While the xinfer-cli tool provides a command-line interface to this module, the C++ API gives you the full power and flexibility to integrate engine building directly into your applications or build automation scripts.
Key Classes
EngineBuilder: The main class for configuring and running the optimization process.ONNXExporter: A utility for converting trainedxTorchmodels into the ONNX format.INT8Calibrator: An interface for providing data for INT8 quantization.
EngineBuilder
This is the primary class you will interact with. It uses a "fluent" design pattern, allowing you to chain configuration calls together in a clean, readable way.

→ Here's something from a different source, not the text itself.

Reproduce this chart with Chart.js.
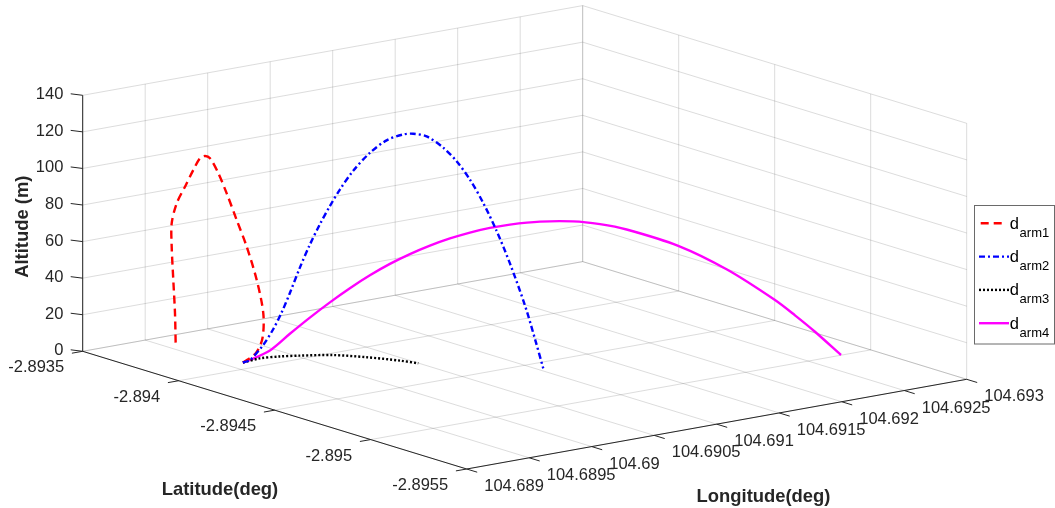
<!DOCTYPE html>
<html>
<head>
<meta charset="utf-8">
<script src="https://cdn.jsdelivr.net/npm/chart.js@4.4.1/dist/chart.umd.min.js"></script>
<style>
html,body{margin:0;padding:0;background:#ffffff;}
#wrap{position:relative;width:1055px;height:508px;}
</style>
</head>
<body>
<div id="wrap"><canvas id="c"></canvas></div>
<script>
// ---------- axis ticks ----------
const latTicks = [-2.8935, -2.894, -2.8945, -2.895, -2.8955];
const latTickLabels = ['-2.8935', '-2.894', '-2.8945', '-2.895', '-2.8955'];
const lonTicks = [104.689, 104.6895, 104.69, 104.6905, 104.691, 104.6915, 104.692, 104.6925, 104.693];
const lonTickLabels = ['104.689', '104.6895', '104.69', '104.6905', '104.691', '104.6915', '104.692', '104.6925', '104.693'];
const altTicks = [0, 20, 40, 60, 80, 100, 120, 140];
const altTickLabels = ['0', '20', '40', '60', '80', '100', '120', '140'];

const latTitle = 'Latitude(deg)';
const lonTitle = 'Longitude(deg)';
const altTitle = 'Altitude (m)';

// ---------- legend ----------
const legendMain = 'd';
const legendSubs = ['arm1', 'arm2', 'arm3', 'arm4'];

// ---------- series (latitude, longitude, altitude) ----------
const arm1Lat = [-2.8939284,-2.8939979,-2.8940335,-2.8940394,-2.8940068,-2.8939565,-2.8939061,-2.8938558,-2.8938138,-2.8937723,-2.8937481,-2.8937238,-2.8936907,-2.8936492,-2.8936077,-2.8935834,-2.8935852,-2.8935953,-2.8936059,-2.8936113];
const arm1Lon = [104.6896244,104.6896217,104.689619,104.6896163,104.6896136,104.6896109,104.6896082,104.6896055,104.6896028,104.6896001,104.6895974,104.6895947,104.689592,104.6895892,104.6895865,104.6895838,104.6895811,104.6895784,104.6895757,104.689573];
const arm1Alt = [0,7.5,16.9,30.6,47.8,64.4,77.4,90.4,100.1,107.0,107.5,105.5,98.0,87.6,77.2,65.5,52.8,35.0,17.1,0];

const arm2Lat = [-2.893928,-2.8939429,-2.8939713,-2.8939926,-2.8940105,-2.8940282,-2.8940495,-2.8940708,-2.8940921,-2.8941134,-2.8941347,-2.8941631,-2.8941987,-2.8942342,-2.8942696,-2.8942909,-2.8943195,-2.8943549,-2.8943834,-2.8944118,-2.8944401,-2.8944687,-2.894497,-2.894529,-2.8945503,-2.894568];
const arm2Lon = [104.689624,104.6896571,104.68972,104.6897673,104.689807,104.6898462,104.6898935,104.6899408,104.6899881,104.6900354,104.6900827,104.6901456,104.6902245,104.6903035,104.690382,104.6904293,104.6904926,104.6905711,104.6906345,104.6906974,104.6907603,104.6908236,104.6908865,104.6909575,104.6910048,104.691044];
const arm2Alt = [0,1.4,9.8,18.5,27.7,38.5,52.5,65.2,76.4,86.5,95.6,106.0,116.0,123.0,126.4,126.9,125.6,119.6,112.3,102.4,89.8,74.6,57.0,34.2,16.0,0];

const arm3Lat = [-2.893928,-2.8939616,-2.894001,-2.8940405,-2.8941055,-2.8941723,-2.894238,-2.894274];
const arm3Lon = [104.689624,104.6897086,104.689808,104.6899074,104.6900713,104.6902396,104.6904053,104.690496];
const arm3Alt = [0,2.3,3.4,3.9,4.3,3.2,1.4,0];

const arm4Lat = [-2.893928,-2.8939405,-2.8939764,-2.8940121,-2.8940478,-2.8940837,-2.8941194,-2.8941552,-2.894191,-2.8942268,-2.8942625,-2.8942984,-2.8943341,-2.8943698,-2.8944057,-2.8944594,-2.8945183,-2.8945667,-2.8946144,-2.8947067,-2.8947939,-2.8948797,-2.8949155,-2.8949513,-2.8949978];
const arm4Lon = [104.689624,104.6896608,104.689766,104.6898709,104.6899759,104.6900811,104.6901861,104.6902913,104.6903963,104.6905015,104.6906064,104.6907117,104.6908166,104.6909216,104.6910268,104.6911845,104.6913576,104.6914997,104.6916398,104.6919109,104.692167,104.692419,104.6925242,104.6926291,104.6927658];
const arm4Alt = [0,1.3,6.4,15.4,24.1,32.3,39.9,46.8,52.9,58.1,62.6,66.4,69.5,71.9,73.6,75.0,74.9,73.2,70.1,60.8,47.5,30.5,22.0,12.9,0];

// ---------- view geometry (orthographic 3-D view) ----------
const VIEW = { ox: 82.7, oy: 351.3, latDx: 384, latDy: 117.7, lonDx: 500, lonDy: -89.7, altDy: -256 };
const LAT0 = latTicks[0], LAT1 = latTicks[latTicks.length - 1];
const LON0 = lonTicks[0], LON1 = lonTicks[lonTicks.length - 1];
const ALT0 = altTicks[0], ALT1 = altTicks[altTicks.length - 1];

function proj(lat, lon, alt) {
  const a = (lat - LAT0) / (LAT1 - LAT0);
  const b = (lon - LON0) / (LON1 - LON0);
  const c = (alt - ALT0) / (ALT1 - ALT0);
  return { x: VIEW.ox + VIEW.latDx * a + VIEW.lonDx * b,
           y: VIEW.oy + VIEW.latDy * a + VIEW.lonDy * b + VIEW.altDy * c };
}

const GRID = 'rgba(38,38,38,0.16)';
const AXIS = '#262626';

function seg(p, q, color, width, order) {
  return { data: [p, q], showLine: true, borderColor: color, borderWidth: width,
           pointRadius: 0, pointHoverRadius: 0, fill: false, tension: 0, order: order };
}

const datasets = [];

const series = [
  { lat: arm1Lat, lon: arm1Lon, alt: arm1Alt, color: '#ff0000', dash: [8, 5], order: 1 },
  { lat: arm2Lat, lon: arm2Lon, alt: arm2Alt, color: '#0000ff', dash: [6, 3, 2, 3], order: 0 },
  { lat: arm3Lat, lon: arm3Lon, alt: arm3Alt, color: '#000000', dash: [2, 2], order: 2 },
  { lat: arm4Lat, lon: arm4Lon, alt: arm4Alt, color: '#ff00ff', dash: [], order: 3 }
];
series.forEach(s => {
  datasets.push({
    data: s.lat.map((v, i) => proj(v, s.lon[i], s.alt[i])),
    showLine: true, borderColor: s.color, borderWidth: 2.4, borderDash: s.dash,
    pointRadius: 0, pointHoverRadius: 0, fill: false, tension: 0.3, order: s.order
  });
});

// floor grid
latTicks.forEach(v => datasets.push(seg(proj(v, LON0, ALT0), proj(v, LON1, ALT0), GRID, 1, 30)));
lonTicks.forEach(v => datasets.push(seg(proj(LAT0, v, ALT0), proj(LAT1, v, ALT0), GRID, 1, 30)));
// back wall at first latitude
altTicks.forEach(v => datasets.push(seg(proj(LAT0, LON0, v), proj(LAT0, LON1, v), GRID, 1, 30)));
lonTicks.forEach(v => datasets.push(seg(proj(LAT0, v, ALT0), proj(LAT0, v, ALT1), GRID, 1, 30)));
// back wall at last longitude
altTicks.forEach(v => datasets.push(seg(proj(LAT0, LON1, v), proj(LAT1, LON1, v), GRID, 1, 30)));
latTicks.forEach(v => datasets.push(seg(proj(v, LON1, ALT0), proj(v, LON1, ALT1), GRID, 1, 30)));
// axis lines
datasets.push(seg(proj(LAT0, LON0, ALT0), proj(LAT1, LON0, ALT0), AXIS, 1, 20));
datasets.push(seg(proj(LAT1, LON0, ALT0), proj(LAT1, LON1, ALT0), AXIS, 1, 20));
datasets.push(seg(proj(LAT0, LON0, ALT0), proj(LAT0, LON0, ALT1), AXIS, 1, 20));

const FONT = '"Liberation Sans", Arial, Helvetica, sans-serif';

const axes3d = {
  id: 'axes3d',
  afterDraw(chart) {
    const ctx = chart.ctx;
    const X = v => chart.scales.x.getPixelForValue(v);
    const Y = v => chart.scales.y.getPixelForValue(v);
    ctx.save();
    ctx.strokeStyle = AXIS; ctx.fillStyle = AXIS; ctx.lineWidth = 1;
    ctx.font = '16.5px ' + FONT;
    // latitude ticks
    ctx.textAlign = 'right'; ctx.textBaseline = 'middle';
    latTicks.forEach((v, i) => {
      const p = proj(v, LON0, ALT0); const px = X(p.x), py = Y(p.y);
      ctx.beginPath(); ctx.moveTo(px, py); ctx.lineTo(px - 10.8, py + 1.9); ctx.stroke();
      ctx.fillText(latTickLabels[i], px - 18.5, py + 16.5);
    });
    // longitude ticks
    ctx.textAlign = 'left';
    lonTicks.forEach((v, i) => {
      const p = proj(LAT1, v, ALT0); const px = X(p.x), py = Y(p.y);
      ctx.beginPath(); ctx.moveTo(px, py); ctx.lineTo(px + 10.5, py + 3.2); ctx.stroke();
      ctx.fillText(lonTickLabels[i], px + 17.5, py + 17.5);
    });
    // altitude ticks
    ctx.textAlign = 'right';
    altTicks.forEach((v, i) => {
      const p = proj(LAT0, LON0, v); const px = X(p.x), py = Y(p.y);
      ctx.beginPath(); ctx.moveTo(px, py); ctx.lineTo(px - 12, py - 1.5); ctx.stroke();
      ctx.fillText(altTickLabels[i], px - 19.3, py - 0.5);
    });
    // axis titles
    ctx.font = 'bold 18.4px ' + FONT;
    ctx.textAlign = 'center'; ctx.textBaseline = 'middle';
    ctx.fillText(latTitle, 220, 490);
    ctx.fillText(lonTitle, 763.5, 496.5);
    ctx.save(); ctx.translate(22.7, 226.7); ctx.rotate(-Math.PI / 2);
    ctx.fillText(altTitle, 0, 0); ctx.restore();

    // legend
    ctx.fillStyle = '#ffffff';
    ctx.fillRect(974.5, 205.5, 80, 138.5);
    ctx.strokeStyle = '#6a6a6a'; ctx.lineWidth = 1;
    ctx.strokeRect(974.5, 205.5, 80, 138.5);
    series.forEach((s, k) => {
      const y = 223.3 + 33.3 * k;
      ctx.strokeStyle = s.color; ctx.lineWidth = 2.4; ctx.setLineDash(s.dash);
      ctx.beginPath(); ctx.moveTo(k === 0 ? 980.7 : 979, y); ctx.lineTo(k === 0 ? 1002 : 1009, y); ctx.stroke();
      ctx.setLineDash([]);
      ctx.fillStyle = '#000000'; ctx.textAlign = 'left'; ctx.textBaseline = 'alphabetic';
      ctx.font = '16.5px ' + FONT;
      ctx.fillText(legendMain, 1009.8, y + 5.3);
      ctx.font = '13px ' + FONT;
      ctx.fillText(legendSubs[k], 1019.6, y + 13.4);
    });
    ctx.restore();
  }
};

new Chart(document.getElementById('c'), {
  type: 'scatter',
  data: { datasets: datasets },
  options: {
    responsive: true, maintainAspectRatio: false, animation: false,
    layout: { padding: 0 },
    plugins: { legend: { display: false }, tooltip: { enabled: false } },
    events: [],
    scales: {
      x: { type: 'linear', min: 0, max: 1055, display: false },
      y: { type: 'linear', min: 0, max: 508, reverse: true, display: false }
    }
  },
  plugins: [axes3d]
});
</script>
</body>
</html>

Header: #include <xinfer/builders/engine_builder.h>
Core Workflow
The EngineBuilder follows a simple, three-step process:
- Specify the input model (
.from_onnx()). - Configure the desired optimizations (
.with_fp16(),.with_int8(), etc.). - Execute the build process (
.build_and_save()).
Example: Building an FP16 Engine
This is the most common use case. It takes an ONNX file and creates a TensorRT engine optimized for FP16 precision, which typically provides a 2x speedup on modern NVIDIA GPUs with Tensor Cores.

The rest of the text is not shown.